If you have access to Naviance and your school has had enough applicants to top schools, you can see pretty clearly how it works. At Williams, Amherst, most Ivies, UChicago, MIT, Stanford, Duke and a few more - the admitted students are all above a certain test score and GPA, but after that, the admissions pattern remains scattered. Other factors like ECs and recommendations and essays all clearly play a major part in determining whether you get admitted.

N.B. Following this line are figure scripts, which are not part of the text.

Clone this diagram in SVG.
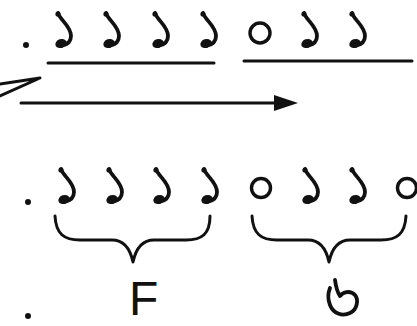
<svg xmlns="http://www.w3.org/2000/svg" xmlns:xlink="http://www.w3.org/1999/xlink" width="417" height="326" viewBox="0 0 417 326">
<style>
.ln{stroke:#111;stroke-width:3;fill:none;stroke-linecap:round;stroke-linejoin:round}
.hk{stroke:#111;stroke-width:3.8;fill:none;stroke-linecap:round;stroke-linejoin:round}
.ring{stroke:#111;stroke-width:3.4;fill:none}
.dot{fill:#111}
.lbl{font-family:"Liberation Sans",Arial,sans-serif;font-size:48px;fill:#111}
</style>
<defs>
<g id="hook">
<path class="hk" d="M3,1 C5,8 16,14 16,24 C16,30 12,33 6,34"/>
<ellipse cx="6" cy="31.5" rx="5.8" ry="4.4" class="dot" transform="rotate(-20 6 31.5)"/>
<circle cx="3" cy="2" r="2.6" class="dot"/>
</g>
</defs>
<rect width="417" height="326" fill="#fff"/>
<g id="row1">
<circle class="dot" cx="26" cy="45" r="3"/>
<use xlink:href="#hook" x="55" y="12"/>
<use xlink:href="#hook" x="103" y="12"/>
<use xlink:href="#hook" x="152" y="12"/>
<use xlink:href="#hook" x="200" y="12"/>
<circle class="ring" cx="260" cy="33" r="10"/>
<use xlink:href="#hook" x="301" y="12"/>
<use xlink:href="#hook" x="349" y="12"/>
</g>
<g id="connectors">
<line class="ln" x1="48" y1="63" x2="214" y2="63"/>
<line class="ln" x1="244" y1="61" x2="412" y2="61"/>
<polyline class="ln" points="0,84 40,78 0,96"/>
<line class="ln" x1="21" y1="103" x2="280" y2="103"/>
<path d="M274,95 L298,103 L274,111 Z" fill="#111"/>
</g>
<g id="row2">
<circle class="dot" cx="28" cy="202" r="3"/>
<use xlink:href="#hook" x="58" y="168"/>
<use xlink:href="#hook" x="106" y="168"/>
<use xlink:href="#hook" x="153" y="168"/>
<use xlink:href="#hook" x="201" y="168"/>
<circle class="ring" cx="261" cy="188" r="9.5"/>
<use xlink:href="#hook" x="302" y="168"/>
<use xlink:href="#hook" x="349" y="168"/>
<circle class="ring" cx="407" cy="188" r="9.5"/>
</g>
<g id="braceF">
<path class="ln" d="M55,216 C56,234 64,240 80,240 L112,240 C124,240 130,248 133,262 C136,248 142,240 154,240 L186,240 C202,240 210,234 210,216"/>
<text class="lbl" x="129" y="315">F</text>
</g>
<g id="braceG">
<path class="ln" d="M252,216 C253,234 261,240 277,240 L308,240 C320,240 326,248 329,262 C332,248 338,240 350,240 L381,240 C397,240 405,234 406,216"/>
<path class="hk" d="M335,280 C336,287 337,292 340,296 C343,292 350,290 355,295 C359,300 357,310 350,313 C342,317 333,313 330,305 C328,300 328,293 330,288"/>
</g>
<circle class="dot" cx="28" cy="316" r="3"/>
</svg>
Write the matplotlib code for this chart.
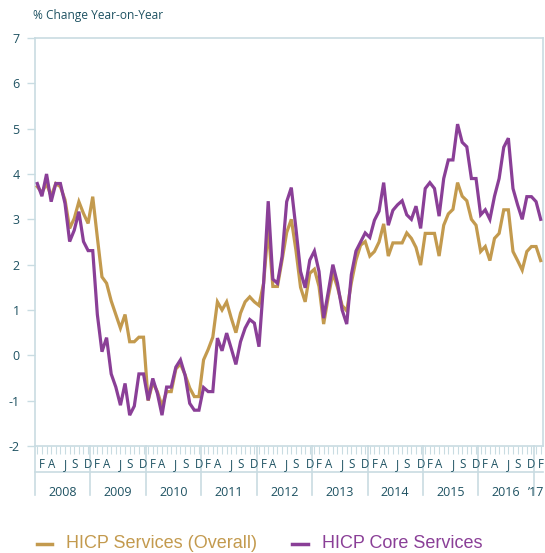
import matplotlib
matplotlib.use("Agg")
import matplotlib.pyplot as plt
from matplotlib.lines import Line2D
from matplotlib.transforms import blended_transform_factory
import numpy as np

# ---------------- data ----------------
years = ["2008", "2009", "2010", "2011", "2012", "2013", "2014", "2015", "2016", "\u201917"]
month_letters = {1: "F", 3: "A", 6: "J", 8: "S", 11: "D"}
yticks = [-2, -1, 0, 1, 2, 3, 4, 5, 6, 7]

hicp_services = [
    3.72, 3.59, 3.79, 3.51, 3.79, 3.72, 3.43, 2.80, 3.02, 3.39, 3.13, 2.91,   # 2008
    3.50, 2.60, 1.73, 1.59, 1.20, 0.90, 0.60, 0.90, 0.30, 0.30, 0.40, 0.40,   # 2009
    -1.00, -0.60, -0.80, -1.12, -0.80, -0.80, -0.30, -0.19, -0.43, -0.72, -0.91, -0.91,  # 2010
    -0.10, 0.13, 0.40, 1.18, 1.00, 1.18, 0.82, 0.50, 0.93, 1.18, 1.29, 1.18,  # 2011
    1.10, 1.59, 2.80, 1.52, 1.52, 2.10, 2.71, 3.00, 2.32, 1.50, 1.18, 1.81,   # 2012
    1.90, 1.52, 0.69, 1.29, 1.81, 1.50, 1.10, 0.98, 1.60, 2.10, 2.43, 2.51,   # 2013
    2.19, 2.29, 2.50, 2.90, 2.19, 2.48, 2.48, 2.48, 2.70, 2.58, 2.38, 1.99,   # 2014
    2.69, 2.69, 2.69, 2.19, 2.87, 3.12, 3.22, 3.81, 3.51, 3.41, 3.00, 2.87,   # 2015
    2.29, 2.40, 2.09, 2.58, 2.69, 3.21, 3.21, 2.29, 2.09, 1.88, 2.29, 2.40,   # 2016
    2.40, 2.09,                                                               # 2017
]
hicp_core_services = [
    3.79, 3.51, 4.00, 3.39, 3.79, 3.79, 3.35, 2.51, 2.76, 3.17, 2.51, 2.31,   # 2008
    2.31, 0.90, 0.08, 0.39, -0.41, -0.70, -1.10, -0.62, -1.32, -1.12, -0.41, -0.41,  # 2009
    -0.99, -0.51, -0.84, -1.32, -0.70, -0.70, -0.26, -0.10, -0.44, -1.06, -1.21, -1.21,  # 2010
    -0.71, -0.80, -0.80, 0.38, 0.10, 0.49, 0.15, -0.20, 0.30, 0.60, 0.79, 0.71,  # 2011
    0.19, 1.59, 3.40, 1.68, 1.59, 2.18, 3.39, 3.70, 2.80, 1.85, 1.49, 2.10,   # 2012
    2.30, 1.85, 0.82, 1.40, 2.00, 1.59, 1.00, 0.69, 1.78, 2.30, 2.50, 2.70,   # 2013
    2.60, 2.98, 3.18, 3.81, 2.87, 3.20, 3.32, 3.41, 3.10, 3.00, 3.29, 2.80,   # 2014
    3.68, 3.81, 3.68, 3.07, 3.90, 4.31, 4.31, 5.10, 4.70, 4.60, 3.90, 3.90,   # 2015
    3.10, 3.21, 3.00, 3.51, 3.90, 4.59, 4.79, 3.68, 3.32, 3.00, 3.50, 3.50,   # 2016
    3.39, 3.00,                                                               # 2017
]
series_names = ["HICP Services (Overall)", "HICP Core Services"]

# ---------------- style ----------------
GOLD = "#C39A4E"
PURPLE = "#8A3F97"
AXC = "#C9DCE2"
TXT = "#1E5262"

W, H = 545, 553
fig = plt.figure(figsize=(W / 100, H / 100), dpi=100)
left, right, top, bottom = 35, 543, 38, 446
ax = fig.add_axes([left / W, 1 - bottom / H, (right - left) / W, (bottom - top) / H])

n = len(hicp_services)
x = np.arange(n)
ax.plot(x, hicp_services, color=GOLD, lw=2.3, solid_joinstyle="miter", zorder=3)
ax.plot(x, hicp_core_services, color=PURPLE, lw=2.3, solid_joinstyle="miter", zorder=3)

ax.set_xlim(-0.5, n - 0.5)
ax.set_ylim(-2, 7)
ax.set_yticks(yticks)
ax.set_yticklabels([str(v) for v in yticks], fontfamily="Open Sans", fontsize=9, color=TXT)
ax.tick_params(axis="y", length=6, width=1, color=AXC, pad=5)
ax.set_xticks(x, minor=True)
ax.set_xticks([])
ax.tick_params(axis="x", which="minor", length=6, width=0.8, color=AXC, direction="out")
for s in ax.spines.values():
    s.set_color(AXC)
    s.set_linewidth(1.2)

trans = blended_transform_factory(ax.transData, ax.transAxes)
ph = bottom - top
def fy(py):
    return (bottom - py) / ph

# month letters
for yi in range(len(years)):
    for m, letter in month_letters.items():
        idx = yi * 12 + m
        if idx < n:
            ax.text(idx, fy(465), letter, transform=trans, ha="center", va="center",
                    fontfamily="Open Sans", fontsize=8.3, color=TXT, clip_on=False)
# horizontal separator line
ax.plot([-0.5, n - 0.5], [fy(472), fy(472)], transform=trans, color=AXC, lw=1.2, clip_on=False)
# year separators and labels
for yi in range(len(years) + 1):
    b = yi * 12 - 0.5
    if b <= n - 0.5:
        ax.plot([b, b], [0, fy(495)], transform=trans, color=AXC, lw=1.2, clip_on=False)
for yi, lab in enumerate(years):
    start = yi * 12 - 0.5
    end = min(yi * 12 + 11.5, n - 0.5)
    if yi == len(years) - 1:
        ax.text(end + 0.2, fy(492), lab, transform=trans, ha="right", va="center",
                fontfamily="Open Sans", fontsize=9, color=TXT, clip_on=False)
    else:
        ax.text((start + end) / 2, fy(492), lab, transform=trans, ha="center", va="center",
                fontfamily="Open Sans", fontsize=9, color=TXT, clip_on=False)

# title
fig.text(33 / W, 1 - 15 / H, "% Change Year-on-Year", ha="left", va="center",
         fontfamily="Open Sans", fontsize=8.6, color=TXT)

# legend
ly = 1 - 544 / H
fig.add_artist(Line2D([37 / W, 52 / W], [ly, ly], color=GOLD, lw=2.5))
fig.text(66 / W, ly, series_names[0], ha="left", va="center",
         fontfamily="Liberation Sans", fontsize=13, color=GOLD)
fig.add_artist(Line2D([292 / W, 308 / W], [ly, ly], color=PURPLE, lw=2.5))
fig.text(322 / W, ly, series_names[1], ha="left", va="center",
         fontfamily="Liberation Sans", fontsize=13, color=PURPLE)

fig.savefig("out.png", dpi=100)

Now there are some competitive schools where test scores seem to matter more than others. For our high school and from what I have heard from others posters on CC, it seems that Vanderbilt, WashU, Tufts, Notre Dame, USC, Northeastern, and some others seem to emphasize test scores more highly. Virtually every applicant with an extremely high SAT or ACT (and good grades) gets admitted to those schools from our high school. ECs, recs and essays don’t seem to matter much at all.
Finally, there are schools that care less about test scores than others. The most obvious examples are UCBerkeley, UCLA and the other UCs, which all emphasize grades, class rank and class rigor more than tests. They want the very top students from every high school in California to get a chance at a UC, even if the school was poor and lousy. They cannot consider race, they don’t care much about hooks, and they don’t have time to carefully evaluate your essays - they have over 100,000 applications to get through. Basically, if you aren’t the very top of your high school class, your 36 ACT won’t get you in, but if you are, your 26 ACT won’t keep you out.
So, the upshot is - if you are aiming for Ivies, Williams, Amherst and similar schools, if you get your test score into the top range, lets say 34-36 ACT or 1500+ SAT, you can stop and worry about other things. If you are aiming for Vandy, WashU, etc., you should maximize your test scores to improve your chances. If you are aiming for UCBerkeley, worry about your grades and class rigor vis-a-vis the rest of your school.
There’s a good place for every good student. You will find yours.